Inoltre, il piano cinquennale di Stalin, che rese possibile l’industrializzazione del paese e l’inizio della nascita di un esercito nazionale, implicò una singolare cooperazione commerciale, come risulta dai documenti storici, tra il regime Nazista e quello Stalinista. In Francia, dove l’ex primo ministro Briand aveva sempre sostenuto il ruolo della Società delle nazioni per scongiurare una nuova guerra, la destra si spostò verso il militarismo, il nazionalismo e la Germanofobia, preoccupata di proteggere il confine sul Reno dalla offensiva tedesca, mentre la sinistra, in nome di un maturo cosmopolitismo, si dichiarava a favore di un universalismo per superare l’anarchia internazionale e dare vita ad un ordine che fosse basata su di una sfera pubblica globale in grado di garantire la pace e la sicurezza collettiva. In quel periodo prese forma e venne delineato, durante la sfida per le elezioni presidenziali americane tra Hoover e Roosevelt, il famoso New Deal, che inizialmente non aveva un carattere dottrinario, poiché si trattava di una politica che rispondeva alla esigenza di restituire la speranza alla masse popolari condotte sull’orlo della disperazione dalla lunga e dolorosa fase della depressione, che aveva un carattere mondiale.

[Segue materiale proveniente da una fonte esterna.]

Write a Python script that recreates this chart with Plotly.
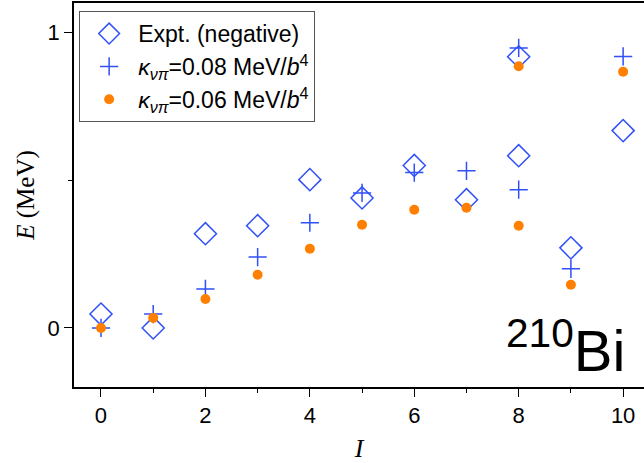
import plotly.graph_objects as go

# Data
I_expt = [0, 1, 2, 3, 4, 5, 6, 7, 8, 8, 9, 10]
E_expt = [0.047, 0.0, 0.319, 0.346, 0.502, 0.44, 0.55, 0.434, 0.918, 0.583, 0.271, 0.668]

I_k08 = [0, 1, 2, 3, 4, 5, 6, 7, 8, 8, 9, 10]
E_k08 = [0.0, 0.047, 0.132, 0.24, 0.356, 0.457, 0.526, 0.532, 0.948, 0.468, 0.2, 0.919]

I_k06 = [0, 1, 2, 3, 4, 5, 6, 7, 8, 8, 9, 10]
E_k06 = [0.0, 0.034, 0.098, 0.18, 0.268, 0.349, 0.40, 0.407, 0.886, 0.346, 0.146, 0.867]

x_ticks = [0, 2, 4, 6, 8, 10]
y_ticks = [0, 1]

BLUE = "#3050F8"
ORANGE = "#FF8000"

fig = go.Figure()
fig.add_trace(go.Scatter(
    x=I_expt, y=E_expt, mode="markers", name="Expt. (negative)",
    marker=dict(symbol="diamond-open", size=17, color=BLUE, line=dict(width=1.5, color=BLUE)),
))
fig.add_trace(go.Scatter(
    x=I_k08, y=E_k08, mode="markers",
    name="<i>κ<sub>νπ</sub></i>=0.08 MeV/<i>b</i><sup>4</sup>",
    marker=dict(symbol="cross-thin-open", size=13, color=BLUE, line=dict(width=1.5, color=BLUE)),
))
fig.add_trace(go.Scatter(
    x=I_k06, y=E_k06, mode="markers",
    name="<i>κ<sub>νπ</sub></i>=0.06 MeV/<i>b</i><sup>4</sup>",
    marker=dict(symbol="circle", size=10, color=ORANGE, line=dict(width=0)),
))

axis_font = dict(family="Liberation Sans, Arial", size=22, color="black")

fig.update_layout(
    width=644, height=463,
    margin=dict(l=74, r=0, t=3, b=76),
    paper_bgcolor="white", plot_bgcolor="white",
    showlegend=True,
    legend=dict(
        x=0.009, y=0.979, xanchor="left", yanchor="top",
        bordercolor="#555555", borderwidth=1, bgcolor="white",
        font=dict(family="Liberation Sans, Arial", size=23, color="black"),
        itemsizing="trace", itemwidth=48,
    ),
    xaxis=dict(
        range=[-0.517, 10.40], tickvals=x_ticks, ticktext=[str(v) for v in x_ticks],
        ticks="outside", ticklen=8, tickwidth=1.3, tickcolor="black",
        minor=dict(dtick=1, tick0=0, ticks="outside", ticklen=4, tickwidth=1.3, tickcolor="black", showgrid=False),
        showline=True, linecolor="black", linewidth=1.5, mirror=True,
        showgrid=False, zeroline=False, tickfont=axis_font, automargin=False,
        title=dict(text="<i>I</i>", font=dict(family="Liberation Serif, Times New Roman", size=26, color="black"), standoff=26),
    ),
    yaxis=dict(
        range=[-0.2, 1.1], tickvals=y_ticks, ticktext=[str(v) for v in y_ticks],
        ticks="outside", ticklen=8, tickwidth=1.3, tickcolor="black",
        minor=dict(dtick=0.5, tick0=0, ticks="outside", ticklen=4, tickwidth=1.3, tickcolor="black", showgrid=False),
        showline=True, linecolor="black", linewidth=1.5, mirror=False,
        showgrid=False, zeroline=False, tickfont=axis_font, automargin=False,
        title=dict(text="<i>E</i> (MeV)", font=dict(family="Liberation Serif, Times New Roman", size=25, color="black"), standoff=6),
    ),
    annotations=[dict(
        text="<sup>210</sup>Bi", xref="paper", yref="paper",
        x=0.97, y=0.004, xanchor="right", yanchor="bottom", showarrow=False,
        font=dict(family="Liberation Sans, Arial", size=58, color="black"),
    )],
)

fig.write_html("out.html")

Infatti, una volta eletto, il presidente Franklin Delano Roosevelt prese la decisione di portare fuori il dollaro dal sistema basato sul Golden Standard, la convertibilità della moneta in oro, sicché si ebbe una ripresa della inflazione e della economia che confermò come il New Deal nella sua prima fase fosse attento esclusivamente alla ripresa interna del Paese. La Società della Nazioni, che pure godeva del sostegno della parte più internazionalista della opinione pubblica presente nei vari Paesi, non riuscì né ad impedire il riarmo tedesco, né l’espansione di questo paese verso l’Europa Orientale né la politica coloniale fascista che puntava sulla conquista del Corno d’Africa né a trovare una soluzione per la disputa che in Asia orientale era sorta tra la Cina ed il Giappone. Anche la conferenza di Londra, che avrebbe dovuto suggerire le politiche economiche per superare la crisi mondiale provocata dalla depressione, per le incomprensioni tra le nazioni, alcune fedeli al sistema del Golden Standard e le altre da esso fuoriuscite, si concluse con un fallimento. Questi fatti storici spiegano l’anarchia che regnava all’inizio degli anni trenta nel mondo che precedette il terrore staliniano, quello nazista e lo scoppio del Secondo conflitto mondiale. Questo di Paul Jankowski è un libro colto e raffinato, imperdibile.